### Short exercise
Without the pictures, set down every line of the data exactly.

######

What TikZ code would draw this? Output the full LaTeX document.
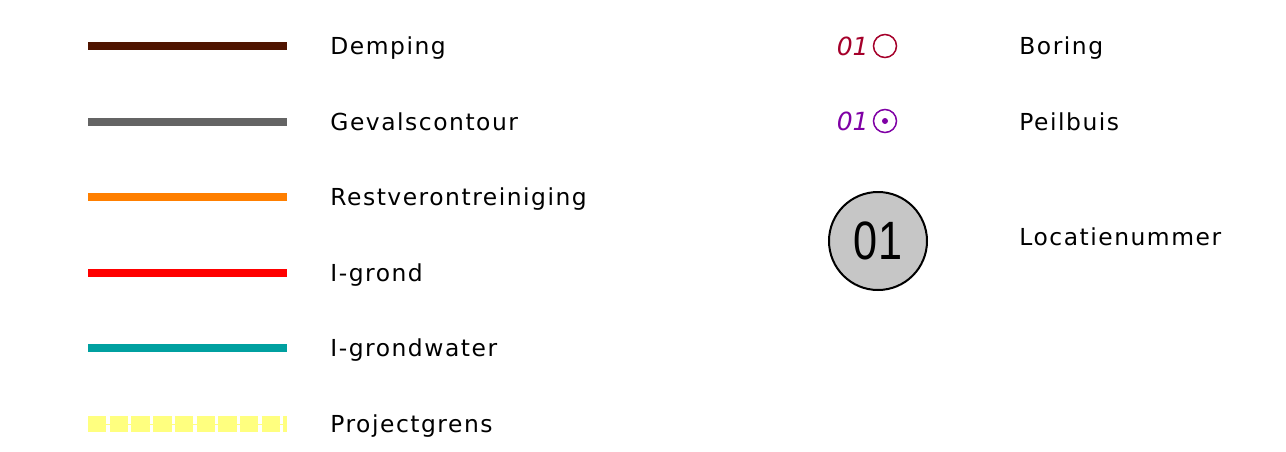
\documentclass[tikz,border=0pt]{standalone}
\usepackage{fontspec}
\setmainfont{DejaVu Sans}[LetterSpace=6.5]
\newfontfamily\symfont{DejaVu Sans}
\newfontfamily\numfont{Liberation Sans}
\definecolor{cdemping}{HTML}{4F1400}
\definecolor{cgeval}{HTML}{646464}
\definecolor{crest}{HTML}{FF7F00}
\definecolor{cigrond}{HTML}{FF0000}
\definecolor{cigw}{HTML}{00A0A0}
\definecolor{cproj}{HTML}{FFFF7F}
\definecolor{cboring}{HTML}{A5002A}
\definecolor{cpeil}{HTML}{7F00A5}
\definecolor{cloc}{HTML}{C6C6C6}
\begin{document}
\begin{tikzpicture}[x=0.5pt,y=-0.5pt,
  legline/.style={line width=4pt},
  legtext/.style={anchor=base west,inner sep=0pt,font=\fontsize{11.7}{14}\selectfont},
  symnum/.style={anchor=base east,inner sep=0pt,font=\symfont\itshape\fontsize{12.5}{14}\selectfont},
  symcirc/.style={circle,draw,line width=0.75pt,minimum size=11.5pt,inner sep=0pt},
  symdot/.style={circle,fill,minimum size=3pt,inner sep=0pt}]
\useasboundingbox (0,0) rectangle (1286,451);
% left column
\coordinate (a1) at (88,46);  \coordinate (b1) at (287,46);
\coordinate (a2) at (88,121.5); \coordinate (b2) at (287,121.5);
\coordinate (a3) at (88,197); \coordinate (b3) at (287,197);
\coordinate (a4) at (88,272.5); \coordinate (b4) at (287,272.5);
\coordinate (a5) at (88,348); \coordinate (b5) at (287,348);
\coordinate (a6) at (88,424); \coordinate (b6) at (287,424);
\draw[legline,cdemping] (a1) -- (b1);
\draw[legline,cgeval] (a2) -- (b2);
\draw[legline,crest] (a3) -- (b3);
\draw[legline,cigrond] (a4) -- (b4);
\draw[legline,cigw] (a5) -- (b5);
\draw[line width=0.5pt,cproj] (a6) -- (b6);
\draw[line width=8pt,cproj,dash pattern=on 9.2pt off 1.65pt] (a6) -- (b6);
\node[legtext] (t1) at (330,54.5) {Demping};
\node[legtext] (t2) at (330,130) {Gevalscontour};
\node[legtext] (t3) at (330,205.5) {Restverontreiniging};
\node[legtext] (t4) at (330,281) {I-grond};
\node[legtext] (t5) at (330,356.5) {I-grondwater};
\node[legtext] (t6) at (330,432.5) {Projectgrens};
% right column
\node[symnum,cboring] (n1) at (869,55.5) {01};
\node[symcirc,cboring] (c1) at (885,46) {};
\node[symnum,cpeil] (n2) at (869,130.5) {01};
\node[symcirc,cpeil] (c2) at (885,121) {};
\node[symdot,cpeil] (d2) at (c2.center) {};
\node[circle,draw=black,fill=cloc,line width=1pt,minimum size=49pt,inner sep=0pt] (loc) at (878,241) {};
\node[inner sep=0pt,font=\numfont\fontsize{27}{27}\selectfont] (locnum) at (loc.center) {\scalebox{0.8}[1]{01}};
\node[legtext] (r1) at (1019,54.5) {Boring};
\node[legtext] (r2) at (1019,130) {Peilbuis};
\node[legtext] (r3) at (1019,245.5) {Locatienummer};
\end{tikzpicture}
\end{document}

######

### The response
What TikZ code would draw this? Output the full LaTeX document.
\documentclass[tikz,border=0pt]{standalone}
\usepackage{fontspec}
\setmainfont{DejaVu Sans}[LetterSpace=6.5]
\newfontfamily\symfont{DejaVu Sans}
\newfontfamily\numfont{Liberation Sans}
\definecolor{cdemping}{HTML}{4F1400}
\definecolor{cgeval}{HTML}{646464}
\definecolor{crest}{HTML}{FF7F00}
\definecolor{cigrond}{HTML}{FF0000}
\definecolor{cigw}{HTML}{00A0A0}
\definecolor{cproj}{HTML}{FFFF7F}
\definecolor{cboring}{HTML}{A5002A}
\definecolor{cpeil}{HTML}{7F00A5}
\definecolor{cloc}{HTML}{C6C6C6}
\begin{document}
\begin{tikzpicture}[x=0.5pt,y=-0.5pt,
  legline/.style={line width=4pt},
  legtext/.style={anchor=base west,inner sep=0pt,font=\fontsize{11.7}{14}\selectfont},
  symnum/.style={anchor=base east,inner sep=0pt,font=\symfont\itshape\fontsize{12.5}{14}\selectfont},
  symcirc/.style={circle,draw,line width=0.75pt,minimum size=11.5pt,inner sep=0pt},
  symdot/.style={circle,fill,minimum size=3pt,inner sep=0pt}]
\useasboundingbox (0,0) rectangle (1286,451);
% left column
\coordinate (a1) at (88,46);  \coordinate (b1) at (287,46);
\coordinate (a2) at (88,121.5); \coordinate (b2) at (287,121.5);
\coordinate (a3) at (88,197); \coordinate (b3) at (287,197);
\coordinate (a4) at (88,272.5); \coordinate (b4) at (287,272.5);
\coordinate (a5) at (88,348); \coordinate (b5) at (287,348);
\coordinate (a6) at (88,424); \coordinate (b6) at (287,424);
\draw[legline,cdemping] (a1) -- (b1);
\draw[legline,cgeval] (a2) -- (b2);
\draw[legline,crest] (a3) -- (b3);
\draw[legline,cigrond] (a4) -- (b4);
\draw[legline,cigw] (a5) -- (b5);
\draw[line width=0.5pt,cproj] (a6) -- (b6);
\draw[line width=8pt,cproj,dash pattern=on 9.2pt off 1.65pt] (a6) -- (b6);
\node[legtext] (t1) at (330,54.5) {Demping};
\node[legtext] (t2) at (330,130) {Gevalscontour};
\node[legtext] (t3) at (330,205.5) {Restverontreiniging};
\node[legtext] (t4) at (330,281) {I-grond};
\node[legtext] (t5) at (330,356.5) {I-grondwater};
\node[legtext] (t6) at (330,432.5) {Projectgrens};
% right column
\node[symnum,cboring] (n1) at (869,55.5) {01};
\node[symcirc,cboring] (c1) at (885,46) {};
\node[symnum,cpeil] (n2) at (869,130.5) {01};
\node[symcirc,cpeil] (c2) at (885,121) {};
\node[symdot,cpeil] (d2) at (c2.center) {};
\node[circle,draw=black,fill=cloc,line width=1pt,minimum size=49pt,inner sep=0pt] (loc) at (878,241) {};
\node[inner sep=0pt,font=\numfont\fontsize{27}{27}\selectfont] (locnum) at (loc.center) {\scalebox{0.8}[1]{01}};
\node[legtext] (r1) at (1019,54.5) {Boring};
\node[legtext] (r2) at (1019,130) {Peilbuis};
\node[legtext] (r3) at (1019,245.5) {Locatienummer};
\end{tikzpicture}
\end{document}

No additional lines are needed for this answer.